- Extracted records:
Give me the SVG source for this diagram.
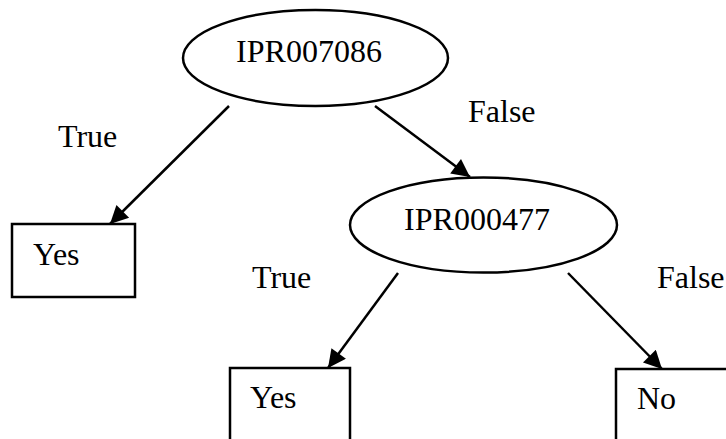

==

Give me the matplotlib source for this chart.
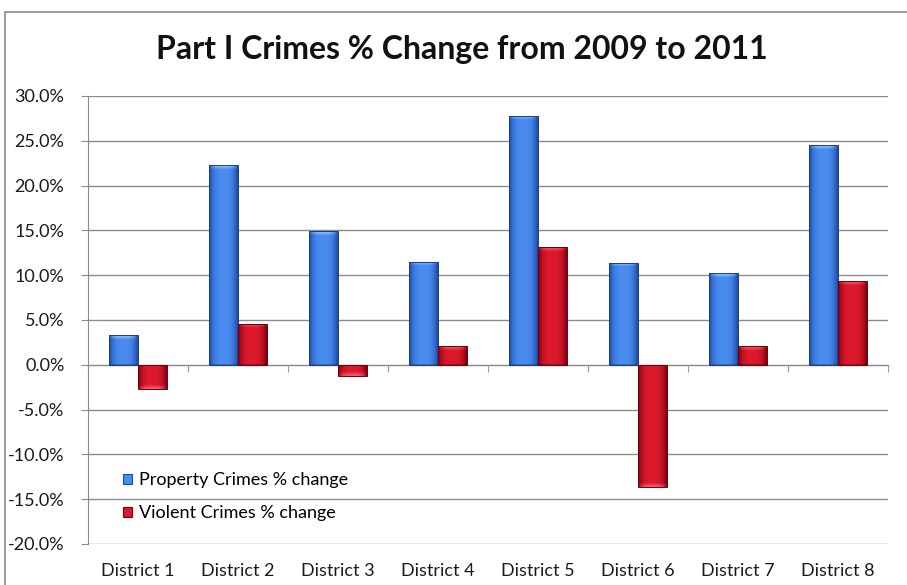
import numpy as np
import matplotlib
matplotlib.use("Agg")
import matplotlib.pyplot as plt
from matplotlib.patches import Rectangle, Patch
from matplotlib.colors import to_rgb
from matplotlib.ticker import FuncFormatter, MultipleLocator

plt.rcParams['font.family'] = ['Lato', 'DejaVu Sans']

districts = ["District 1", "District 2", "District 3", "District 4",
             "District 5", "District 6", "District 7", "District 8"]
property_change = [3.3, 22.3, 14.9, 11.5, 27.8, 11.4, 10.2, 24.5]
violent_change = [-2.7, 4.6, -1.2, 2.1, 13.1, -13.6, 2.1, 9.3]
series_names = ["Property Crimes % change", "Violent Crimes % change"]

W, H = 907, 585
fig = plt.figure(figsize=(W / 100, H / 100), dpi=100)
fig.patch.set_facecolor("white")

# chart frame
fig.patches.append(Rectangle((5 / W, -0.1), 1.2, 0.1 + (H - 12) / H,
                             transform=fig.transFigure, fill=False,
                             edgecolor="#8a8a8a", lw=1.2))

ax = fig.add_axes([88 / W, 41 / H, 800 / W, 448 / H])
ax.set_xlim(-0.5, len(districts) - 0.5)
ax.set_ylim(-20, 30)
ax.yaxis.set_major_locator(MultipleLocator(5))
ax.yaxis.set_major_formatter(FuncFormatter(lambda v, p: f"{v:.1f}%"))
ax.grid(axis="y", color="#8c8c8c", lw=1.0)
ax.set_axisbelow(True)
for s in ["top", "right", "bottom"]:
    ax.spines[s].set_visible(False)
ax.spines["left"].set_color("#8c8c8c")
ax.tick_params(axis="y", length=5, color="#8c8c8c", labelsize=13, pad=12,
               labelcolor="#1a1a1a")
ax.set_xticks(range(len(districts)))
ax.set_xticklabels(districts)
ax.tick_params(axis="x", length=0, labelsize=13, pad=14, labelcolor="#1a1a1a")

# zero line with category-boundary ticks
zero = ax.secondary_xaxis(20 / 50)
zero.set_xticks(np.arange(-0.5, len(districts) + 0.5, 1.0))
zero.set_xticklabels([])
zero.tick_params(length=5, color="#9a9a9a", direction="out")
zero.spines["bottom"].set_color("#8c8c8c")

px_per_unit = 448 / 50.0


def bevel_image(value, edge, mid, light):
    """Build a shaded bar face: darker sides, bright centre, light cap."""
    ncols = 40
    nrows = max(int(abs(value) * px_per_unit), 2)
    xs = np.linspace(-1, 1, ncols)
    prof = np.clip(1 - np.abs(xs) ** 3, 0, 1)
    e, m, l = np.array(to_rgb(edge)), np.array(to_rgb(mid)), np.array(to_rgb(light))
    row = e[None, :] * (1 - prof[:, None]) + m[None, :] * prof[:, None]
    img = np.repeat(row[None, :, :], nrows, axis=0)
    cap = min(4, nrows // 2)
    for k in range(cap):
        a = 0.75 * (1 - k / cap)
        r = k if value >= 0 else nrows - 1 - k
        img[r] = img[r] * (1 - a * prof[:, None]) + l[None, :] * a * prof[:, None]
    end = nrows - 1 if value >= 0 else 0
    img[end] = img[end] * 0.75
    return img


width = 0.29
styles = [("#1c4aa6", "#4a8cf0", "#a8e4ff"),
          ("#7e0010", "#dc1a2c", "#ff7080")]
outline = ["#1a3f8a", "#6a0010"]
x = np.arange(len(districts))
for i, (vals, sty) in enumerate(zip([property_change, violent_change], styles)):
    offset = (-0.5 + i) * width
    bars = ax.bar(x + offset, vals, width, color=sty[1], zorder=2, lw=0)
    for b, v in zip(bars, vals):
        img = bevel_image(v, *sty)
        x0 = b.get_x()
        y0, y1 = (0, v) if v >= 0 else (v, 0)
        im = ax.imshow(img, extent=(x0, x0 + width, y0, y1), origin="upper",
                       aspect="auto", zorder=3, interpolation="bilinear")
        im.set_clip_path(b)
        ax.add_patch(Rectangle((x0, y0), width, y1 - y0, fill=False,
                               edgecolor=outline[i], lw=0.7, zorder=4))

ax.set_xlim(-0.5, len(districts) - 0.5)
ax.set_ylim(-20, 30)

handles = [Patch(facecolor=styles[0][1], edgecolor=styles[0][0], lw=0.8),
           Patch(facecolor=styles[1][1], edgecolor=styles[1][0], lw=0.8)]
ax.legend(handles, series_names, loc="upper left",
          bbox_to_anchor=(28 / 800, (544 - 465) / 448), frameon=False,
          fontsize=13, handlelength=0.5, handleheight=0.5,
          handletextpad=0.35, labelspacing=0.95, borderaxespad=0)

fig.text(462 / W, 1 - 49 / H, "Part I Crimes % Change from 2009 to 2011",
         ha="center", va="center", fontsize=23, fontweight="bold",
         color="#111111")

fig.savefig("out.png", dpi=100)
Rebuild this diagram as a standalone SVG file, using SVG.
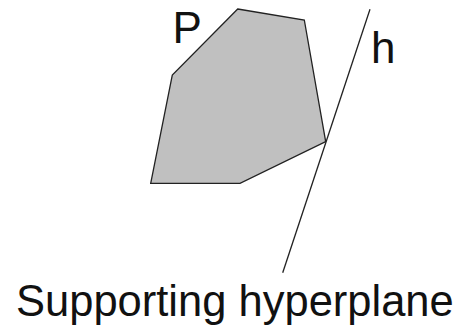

---

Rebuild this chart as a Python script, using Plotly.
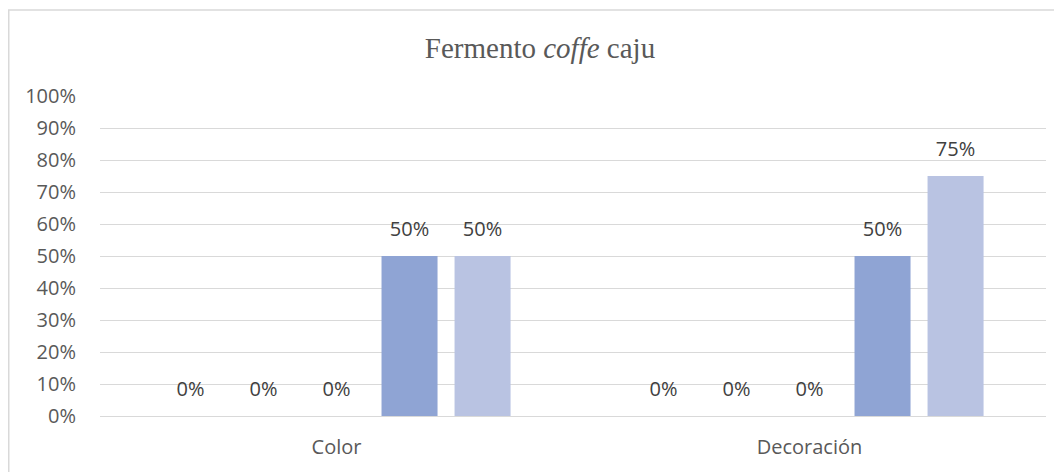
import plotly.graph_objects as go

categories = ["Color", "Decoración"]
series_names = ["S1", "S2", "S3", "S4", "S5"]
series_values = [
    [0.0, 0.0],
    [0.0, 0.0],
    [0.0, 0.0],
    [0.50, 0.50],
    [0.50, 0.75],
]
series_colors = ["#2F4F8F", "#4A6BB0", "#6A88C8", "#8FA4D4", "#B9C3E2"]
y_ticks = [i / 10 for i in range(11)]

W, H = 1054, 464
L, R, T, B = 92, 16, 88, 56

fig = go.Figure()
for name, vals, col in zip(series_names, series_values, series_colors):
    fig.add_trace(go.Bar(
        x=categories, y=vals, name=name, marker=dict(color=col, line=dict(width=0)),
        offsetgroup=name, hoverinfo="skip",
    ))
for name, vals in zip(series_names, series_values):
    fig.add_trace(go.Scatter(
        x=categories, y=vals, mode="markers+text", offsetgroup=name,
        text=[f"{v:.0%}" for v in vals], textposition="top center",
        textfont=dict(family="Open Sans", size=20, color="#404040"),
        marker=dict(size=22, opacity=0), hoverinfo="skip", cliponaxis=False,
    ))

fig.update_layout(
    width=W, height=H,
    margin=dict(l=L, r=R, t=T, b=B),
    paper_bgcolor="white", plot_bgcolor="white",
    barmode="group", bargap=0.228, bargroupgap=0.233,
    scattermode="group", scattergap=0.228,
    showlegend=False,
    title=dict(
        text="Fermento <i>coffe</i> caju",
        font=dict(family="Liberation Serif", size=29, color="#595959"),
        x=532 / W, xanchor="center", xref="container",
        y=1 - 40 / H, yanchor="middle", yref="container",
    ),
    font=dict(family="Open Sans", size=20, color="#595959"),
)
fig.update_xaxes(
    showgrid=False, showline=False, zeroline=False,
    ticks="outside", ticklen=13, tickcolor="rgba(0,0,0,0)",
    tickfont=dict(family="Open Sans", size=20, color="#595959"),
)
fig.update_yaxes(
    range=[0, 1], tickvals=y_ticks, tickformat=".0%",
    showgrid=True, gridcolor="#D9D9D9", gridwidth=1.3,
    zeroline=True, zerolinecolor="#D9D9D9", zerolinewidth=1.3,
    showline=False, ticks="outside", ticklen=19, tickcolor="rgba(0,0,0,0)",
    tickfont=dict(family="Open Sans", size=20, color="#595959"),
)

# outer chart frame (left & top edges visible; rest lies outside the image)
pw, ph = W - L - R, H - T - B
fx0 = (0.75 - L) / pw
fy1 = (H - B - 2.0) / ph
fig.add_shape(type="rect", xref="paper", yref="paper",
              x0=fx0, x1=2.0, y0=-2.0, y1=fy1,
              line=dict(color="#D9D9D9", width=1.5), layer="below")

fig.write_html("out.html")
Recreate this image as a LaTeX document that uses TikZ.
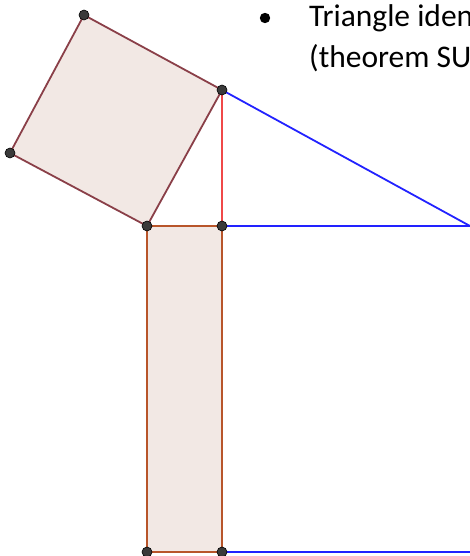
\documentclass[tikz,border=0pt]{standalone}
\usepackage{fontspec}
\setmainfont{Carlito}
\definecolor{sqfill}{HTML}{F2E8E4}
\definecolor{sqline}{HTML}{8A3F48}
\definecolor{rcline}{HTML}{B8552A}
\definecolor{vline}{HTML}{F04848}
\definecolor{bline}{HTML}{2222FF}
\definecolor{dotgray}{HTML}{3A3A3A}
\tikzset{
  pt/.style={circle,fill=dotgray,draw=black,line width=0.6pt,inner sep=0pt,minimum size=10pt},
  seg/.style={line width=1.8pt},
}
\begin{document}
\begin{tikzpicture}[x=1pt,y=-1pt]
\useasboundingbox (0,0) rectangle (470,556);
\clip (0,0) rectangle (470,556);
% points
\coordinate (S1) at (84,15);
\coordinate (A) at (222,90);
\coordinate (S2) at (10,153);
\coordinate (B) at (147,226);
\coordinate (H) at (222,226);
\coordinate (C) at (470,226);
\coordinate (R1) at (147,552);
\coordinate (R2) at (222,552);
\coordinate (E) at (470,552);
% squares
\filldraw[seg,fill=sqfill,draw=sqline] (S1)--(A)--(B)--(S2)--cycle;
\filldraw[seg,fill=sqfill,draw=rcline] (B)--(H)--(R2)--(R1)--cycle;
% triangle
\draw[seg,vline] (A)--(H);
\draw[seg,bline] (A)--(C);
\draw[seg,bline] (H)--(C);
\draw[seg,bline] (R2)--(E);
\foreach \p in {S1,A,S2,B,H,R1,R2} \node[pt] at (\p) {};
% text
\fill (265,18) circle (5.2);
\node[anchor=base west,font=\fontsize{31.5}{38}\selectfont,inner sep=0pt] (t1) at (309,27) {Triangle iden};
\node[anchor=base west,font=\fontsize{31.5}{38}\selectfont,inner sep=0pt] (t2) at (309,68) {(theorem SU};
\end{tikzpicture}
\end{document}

- Written problem:
Nothing but the lines from the one containing "Give me the matplotlib source for this chart." through the one containing "plt.rcParams['font.family'] = ['Lato', 'DejaVu" should be written out, exactly and with both ends. Pictures are left out.

- Finished answer:
Give me the matplotlib source for this chart.
import numpy as np
import matplotlib
matplotlib.use("Agg")
import matplotlib.pyplot as plt
from matplotlib.patches import Rectangle, Patch
from matplotlib.colors import to_rgb
from matplotlib.ticker import FuncFormatter, MultipleLocator

plt.rcParams['font.family'] = ['Lato', 'DejaVu Sans']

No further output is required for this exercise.